Before planting your strawberry, make sure that you trim the roots back to 8-inches in length. When digging the hole, make sure it’s deep and wide enough to cover the entire root system without bending the roots. However, it’s critical not to plant too deep that you cover the crown.
Leave the crown uncovered at the surface of the soil. If you plant over the crown, it results in the rotting of the plant. After planting, make sure you water the strawberry bush thoroughly to minimize transplant shock.
Caring for Your Strawberries
During the early summer, mulch around the base of the plant using a premium quality fertilizer. Pull all weeds and be diligent about weeding your garden through the season. Water your plants three times a week, for a total of 1-inch.
When the plant starts producing runners, it requires more watering, so up your watering schedule when the first runners start appearing. Use general fertilizer at the beginning of the summer to bolster growth and increase fruiting.
In warm climates, your strawberry plant will start producing berries 30-days after fertilizing the blossoms. In the first year, we recommend that you pick off the blooms to prevent the plant from fruiting. The first season with your plant produces under-ripe berries that don’t taste great. However, successive seasons will produce ripe and tasty berries.

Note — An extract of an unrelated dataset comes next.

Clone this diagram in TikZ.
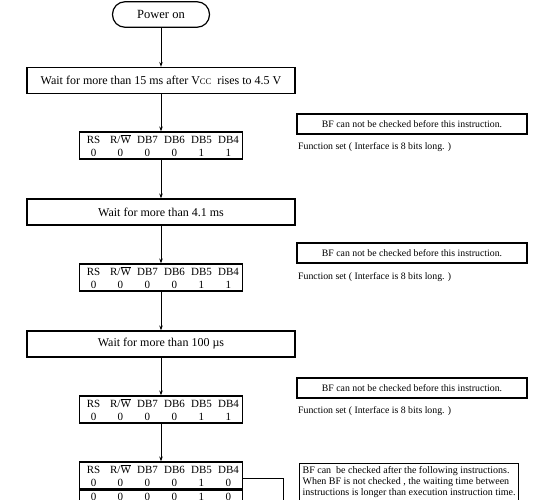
\documentclass[tikz,border=0pt]{standalone}
\usepackage{fontspec}
\setmainfont{Liberation Serif}
\usetikzlibrary{arrows.meta}

\newcommand\bitrow[6]{\makebox[27pt]{#1}\makebox[27pt]{#2}\makebox[27pt]{#3}\makebox[27pt]{#4}\makebox[27pt]{#5}\makebox[27pt]{#6}}
\newcommand\rwbar{R/$\overline{\mbox{W}}$}

\begin{document}
\begin{tikzpicture}[x=1pt,y=-1pt,
  startbox/.style={draw,line width=1.2pt,rounded corners=12.5pt,minimum width=97pt,minimum height=25.5pt,font=\fontsize{12.5}{14}\selectfont},
  waitbox/.style={draw,line width=1.2pt,minimum width=268pt,minimum height=26pt,inner sep=0pt,font=\fontsize{12}{14}\selectfont},
  bitbox/.style={draw,line width=1.2pt,inner sep=0pt,minimum width=162.5pt,minimum height=27pt,align=center,font=\fontsize{11}{13}\selectfont},
  notebox/.style={draw,line width=1.2pt,minimum width=230pt,minimum height=20pt,font=\fontsize{9.8}{11}\selectfont},
  notetext/.style={anchor=west,inner sep=0pt,font=\fontsize{9.8}{11}\selectfont},
  flow/.style={line width=1pt,-{Stealth[length=5pt,width=3.5pt]}}]
\useasboundingbox (0,0) rectangle (550,500);
\clip (0,0) rectangle (550,500);

\node[startbox] (power) at (161,14.5) {Power on};
\node[waitbox] (wait1) at (161,80.5) {Wait for more than 15 ms after V{\fontsize{8.5}{9}\selectfont CC}\ \ rises to 4.5 V};
\node[bitbox] (set1) at (161,145.5) {\bitrow{RS}{\rwbar}{DB7}{DB6}{DB5}{DB4}\\\bitrow{0}{0}{0}{0}{1}{1}};
\node[notebox] (bf1) at (412,124) {BF can not be checked before this instruction.};
\node[notetext] (fs1) at (298,147) {Function set ( Interface is 8 bits long. )};

\node[waitbox] (wait2) at (161,212) {Wait for more than 4.1 ms};
\node[bitbox] (set2) at (161,277.5) {\bitrow{RS}{\rwbar}{DB7}{DB6}{DB5}{DB4}\\\bitrow{0}{0}{0}{0}{1}{1}};
\node[notebox] (bf2) at (412,253) {BF can not be checked before this instruction.};
\node[notetext] (fs2) at (298,277) {Function set ( Interface is 8 bits long. )};

\node[waitbox] (wait3) at (161,344) {Wait for more than 100 µs};
\node[bitbox] (set3) at (161,409.5) {\bitrow{RS}{\rwbar}{DB7}{DB6}{DB5}{DB4}\\\bitrow{0}{0}{0}{0}{1}{1}};
\node[notebox] (bf3) at (412,388) {BF can not be checked before this instruction.};
\node[notetext] (fs3) at (298,411) {Function set ( Interface is 8 bits long. )};

\node[bitbox] (set4) at (161,475.5) {\bitrow{RS}{\rwbar}{DB7}{DB6}{DB5}{DB4}\\\bitrow{0}{0}{0}{0}{1}{0}};
\node[bitbox,minimum height=14pt,anchor=north] (set4b) at (set4.south) {\bitrow{0}{0}{0}{0}{1}{0}};
\node[draw,line width=1.2pt,anchor=north west,inner sep=3pt,align=left,font=\fontsize{10}{11}\selectfont] (bf4) at (299,463)
  {BF can\ \ be checked after the following instructions.\\When BF is not checked , the waiting time between\\instructions is longer than execution instruction time.\\~};
\coordinate (loop) at (283,510);

\draw[flow] (power) -- (wait1);
\draw[flow] (wait1) -- (set1);
\draw[flow] (set1) -- (wait2);
\draw[flow] (wait2) -- (set2);
\draw[flow] (set2) -- (wait3);
\draw[flow] (wait3) -- (set3);
\draw[flow] (set3) -- (set4);
\draw[line width=1pt] ([yshift=-3.5pt]set4.east) -| (loop);

\end{tikzpicture}
\end{document}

Overwintering Your Strawberries
Strawberry plants are perennial, meaning that they live for multiple seasons. Strawberries handler to colder months of the year quite well. With the right preparation before the cold weather sets in, you can successfully overwinter your strawberry plants.
If you live in a region of the United States that has mild winters, then you won’t have to worry about any wintertime preparations. The plants will survive with minimal water until the spring; however, if you live in a climate where the temperatures fall below the 20°F.
Make sure you mulch over the plant during the start of winter. If you experience snow, cover the plant with burlap. The mulch will help to retain moisture in the soil over the winter without freezing the root system. You don’t need to water the plant over the winter. Remove the burlap and mulch after the last frosts fall in your region.
Common Pests and Diseases Affecting Strawberries
Strawberries are sweet and tasty, and there are plenty of pests that agree with you. Some of the common pests affecting strawberry plants include Japanese beetles and spider mite, as well as slugs. If you notice the signs of leaves wilting on your plants, you could be dealing with any of these pests. Use an organic pesticide to bring your plants back to health.
Diseases affecting strawberry plants include gray mold and powdery mildew. Wedding your beds and using a gritty-style mulch can help to deter pests like slugs. Pureed garlic mixed with neem oil is an excellent organic pesticide. If birds start eating your berries, cover them with a shade cloth frame.
Tips for Harvesting Strawberries
Your strawberries are ready for harvest around 4 to 6-weeks after blossoming. Only harvest the ripe berries, and pick your strawberry pant every third day during the fruiting season. Make sure that you cut the berry on the stem, pulling the berry from the could damage your plant. If you’re growing a June-bearing variety, then the harvest will extend for three weeks.
Tips for Storing Strawberries
After picking your berries, leave them unwashed in the refrigerator for three to five days. If you have more berries than you can eat, then store them in an airtight bag in the freezer for up to 3-months.